Your language is revealing
The meeting was in a community space, the topic was people and families in the local area who are known to many different organisations, the initiative was billed as ‘person focused’. Yet within minutes it was clear this was ‘service focused’. And it as not just the statutory sector giving this impression, it was community and voluntary sector people too.
I’ve become used to this strange juxtaposition. Despite genuinely wanting to be seen as person focused, people find they cannot change their language. It is hard to let go of the service speak and the familiar words that play well in our own organisations or professional group. We have learnt the words to use to gain qualifications, to succeed in a professional space, to meet expectations of our peers and seniors. So letting go of these is not easy.
A previous article looked at this, in the sense of the liminal space, the place between the professional world and the real life one. It made the point that it is not enough to translate professional language into simpler, easier to understand words. It is about finding the place between both.

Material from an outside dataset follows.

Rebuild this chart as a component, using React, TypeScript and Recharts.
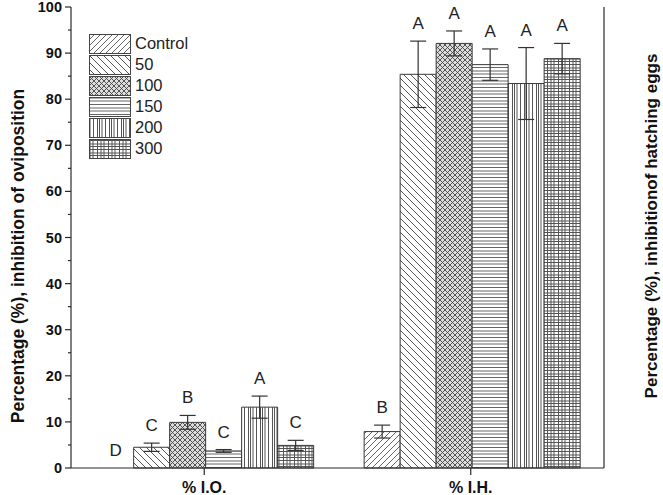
import { BarChart, Bar, XAxis, YAxis, ErrorBar, LabelList } from "recharts";

const categories = ["% I.O.", "% I.H."];
const treatments = ["Control", "50", "100", "150", "200", "300"];
const ioMeans = [0, 4.5, 9.9, 3.7, 13.2, 4.9];
const ioErrors = [0, 0.9, 1.5, 0.3, 2.4, 1.1];
const ioLetters = ["D", "C", "B", "C", "A", "C"];
const ihMeans = [7.9, 85.4, 92.1, 87.5, 83.4, 88.8];
const ihErrors = [1.4, 7.2, 2.7, 3.4, 7.8, 3.3];
const ihLetters = ["B", "A", "A", "A", "A", "A"];
const yTicks = [0, 5, 10, 15, 20, 25, 30, 35, 40, 45, 50, 55, 60, 65, 70, 75, 80, 85, 90, 95, 100];

const means = [ioMeans, ihMeans];
const errors = [ioErrors, ihErrors];
const letters = [ioLetters, ihLetters];

const data = categories.map((cat, ci) => {
  const row: Record<string, string | number> = { cat };
  treatments.forEach((_, ti) => {
    row[`m${ti}`] = means[ci][ti];
    row[`e${ti}`] = errors[ci][ti];
    row[`l${ti}`] = letters[ci][ti];
  });
  return row;
});

const W = 663;
const H = 495;
const TOP = 7;
const BOTTOM = 27;
const PX = (H - TOP - BOTTOM) / 100; // pixels per unit
const INK = "#2a2a2a";
const FONT = "'Liberation Sans', Arial, sans-serif";

const LeftTick = ({ x, y, payload }: any) => {
  const major = payload.value % 10 === 0;
  return (
    <g>
      <line x1={x} x2={x - (major ? 6 : 3)} y1={y} y2={y} stroke={INK} strokeWidth={1.2} />
      {major && (
        <text x={x - 9} y={y} dy={5} textAnchor="end" fontSize={14.5} fontWeight="bold" fill="#111" fontFamily={FONT}>
          {payload.value}
        </text>
      )}
    </g>
  );
};

const RightTick = ({ x, y, payload }: any) => {
  const major = payload.value % 10 === 0;
  return (
    <g>
      <line x1={x} x2={x + (major ? 6 : 3)} y1={y} y2={y} stroke={INK} strokeWidth={1.2} />
      {major && (
        <text x={x + 9} y={y} dy={5} textAnchor="start" fontSize={14.5} fontWeight="bold" fill="#111" fontFamily={FONT}>
          {payload.value}
        </text>
      )}
    </g>
  );
};

const BottomTick = ({ x, y, payload }: any) => (
  <g>
    <line x1={x} x2={x} y1={y} y2={y + 7} stroke={INK} strokeWidth={1.2} />
    <text x={x} y={y + 25} textAnchor="middle" fontSize={16} fontWeight="bold" fill="#111" fontFamily={FONT}>
      {payload.value}
    </text>
  </g>
);

const letterText = (cx: number, yTop: number, err: number, value: string, key?: string) => (
  <text key={key} x={cx} y={yTop - err * PX - 12} textAnchor="middle" fontSize={17} fill="#222" fontFamily={FONT}>
    {value}
  </text>
);

// bar 1 also carries bar 0's letter (a zero-height bar gets no label of its own)
const letterLabel = (ti: number) => (props: any) => {
  const { x, y, width, index, value } = props;
  const row = data[index];
  const own = letterText(x + width / 2, y, Number(row[`e${ti}`]), value, "own");
  if (ti !== 1) return own;
  const m0 = Number(row.m0);
  const baseY = y + Number(row.m1) * PX;
  return (
    <g>
      {own}
      {letterText(x - width / 2, baseY - m0 * PX, Number(row.e0), String(row.l0), "first")}
    </g>
  );
};

const LegendBox = () => (
  <div style={{ position: "absolute", left: 89, top: 33, fontFamily: FONT, fontSize: 16.5, color: "#222" }}>
    {treatments.map((t, i) => (
      <div key={t} style={{ display: "flex", alignItems: "center", height: 21 }}>
        <svg width={42} height={20} style={{ display: "block" }}>
          <rect x={0.5} y={0.5} width={41} height={19} fill={`url(#pat${i})`} stroke="#444" />
        </svg>
        <span style={{ marginLeft: 4 }}>{t}</span>
      </div>
    ))}
  </div>
);

const Patterns = () => (
  <defs>
    <pattern id="pat0" width={6} height={6} patternUnits="userSpaceOnUse">
      <rect width={6} height={6} fill="#fff" />
      <path d="M0,6 L6,0 M-1,1 L1,-1 M5,7 L7,5" stroke="#666" strokeWidth={1} />
    </pattern>
    <pattern id="pat1" width={7} height={7} patternUnits="userSpaceOnUse">
      <rect width={7} height={7} fill="#fff" />
      <path d="M0,0 L7,7 M-1,6 L1,8 M6,-1 L8,1" stroke="#555" strokeWidth={1} />
    </pattern>
    <pattern id="pat2" width={5} height={5} patternUnits="userSpaceOnUse">
      <rect width={5} height={5} fill="#ddd" />
      <path d="M0,0 L5,5 M-1,4 L1,6 M4,-1 L6,1 M0,5 L5,0 M-1,1 L1,-1 M4,6 L6,4" stroke="#444" strokeWidth={0.9} />
    </pattern>
    <pattern id="pat3" width={10} height={10} patternUnits="userSpaceOnUse">
      <rect width={10} height={10} fill="#fff" />
      <path d="M0,1 L10,1 M0,4 L10,4 M0,7.5 L10,7.5" stroke="#666" strokeWidth={1} />
    </pattern>
    <pattern id="pat4" width={12} height={10} patternUnits="userSpaceOnUse">
      <rect width={12} height={10} fill="#fff" />
      <path d="M1,0 L1,10 M4.5,0 L4.5,10 M8.5,0 L8.5,10 M10.5,0 L10.5,10" stroke="#555" strokeWidth={1} />
    </pattern>
    <pattern id="pat5" width={11} height={9} patternUnits="userSpaceOnUse">
      <rect width={11} height={9} fill="#fff" />
      <path d="M1,0 L1,9 M4,0 L4,9 M8.5,0 L8.5,9 M0,1.5 L11,1.5 M0,5 L11,5 M0,7.5 L11,7.5" stroke="#555" strokeWidth={1} />
    </pattern>
  </defs>
);

const titleStyle = { fontWeight: "bold", fill: "#111", fontFamily: FONT } as const;

export default function App() {
  return (
    <div style={{ position: "absolute", left: 0, top: 0, width: W, height: H, background: "#fff" }}>
      <BarChart
        width={W}
        height={H}
        data={data}
        margin={{ top: TOP, right: 0, left: 0, bottom: 0 }}
        barCategoryGap="10%"
        barGap={0}
      >
        <Patterns />
        <XAxis
          dataKey="cat"
          height={BOTTOM}
          axisLine={{ stroke: INK, strokeWidth: 1.2 }}
          tickLine={false}
          tickSize={0}
          tickMargin={0}
          tick={<BottomTick />}
        />
        <YAxis
          yAxisId="left"
          width={71}
          domain={[0, 100]}
          ticks={yTicks}
          interval={0}
          axisLine={{ stroke: INK, strokeWidth: 1.2 }}
          tickLine={false}
          tickSize={0}
          tickMargin={0}
          tick={<LeftTick />}
          label={{
            content: () => (
              <text x={18} y={256} transform="rotate(-90 18 256)" textAnchor="middle" dominantBaseline="central" fontSize={17.5} {...titleStyle}>
                Percentage (%), inhibition of oviposition
              </text>
            ),
          }}
        />
        <YAxis
          yAxisId="right"
          orientation="right"
          width={59}
          domain={[0, 100]}
          ticks={yTicks}
          interval={0}
          axisLine={{ stroke: INK, strokeWidth: 1.2 }}
          tickLine={false}
          tickSize={0}
          tickMargin={0}
          tick={<RightTick />}
          label={{
            content: () => (
              <text x={651} y={226} transform="rotate(-90 651 226)" textAnchor="middle" dominantBaseline="central" fontSize={17} {...titleStyle}>
                Percentage (%), inhibitionof hatching eggs
              </text>
            ),
          }}
        />
        {treatments.map((t, ti) => (
          <Bar
            key={t}
            yAxisId="left"
            dataKey={`m${ti}`}
            name={t}
            fill={`url(#pat${ti})`}
            stroke="#3a3a3a"
            strokeWidth={1}
            isAnimationActive={false}
          >
            <ErrorBar dataKey={`e${ti}`} width={8} stroke="#333" strokeWidth={1.2} />
            {ti !== 0 && <LabelList dataKey={`l${ti}`} content={letterLabel(ti)} />}
          </Bar>
        ))}
      </BarChart>
      <LegendBox />
    </div>
  );
}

Maybe it is also about finding the will to not want to proclaim your right to be in the professional space. Talking about delivering services, providing support, hard to reach, engagement, activation, enabling, giving information and a multitude of others gives a sense of ‘me powerful, you weak’. Opening up by using everyday words implies we are, well, just like you. It means exposing our own vulnerabilities, our own need for support now or in the future. It means saying we are all people with different experiences and perspectives and all are valid, mine do not trump yours.
Over 70 years ago, George Orwell wrote “if thought corrupts language, language can also corrupt thought” (Politics and the English Language, 1946). He was writing about language used by politicians – something that feels very pertinent in present day. But in any situation, the point remains that language has an effect on our ability to think.
Being talked down to means you will feel subservient. Being unable to fathom out what the hell people are talking about as it is full of acronyms and jargon says loud and clear that I am not meant to be part of this conversation.
If we are genuine about wanting to coproduce and work with people and patients at the centre of our thinking, then we must show this by choosing our words carefully.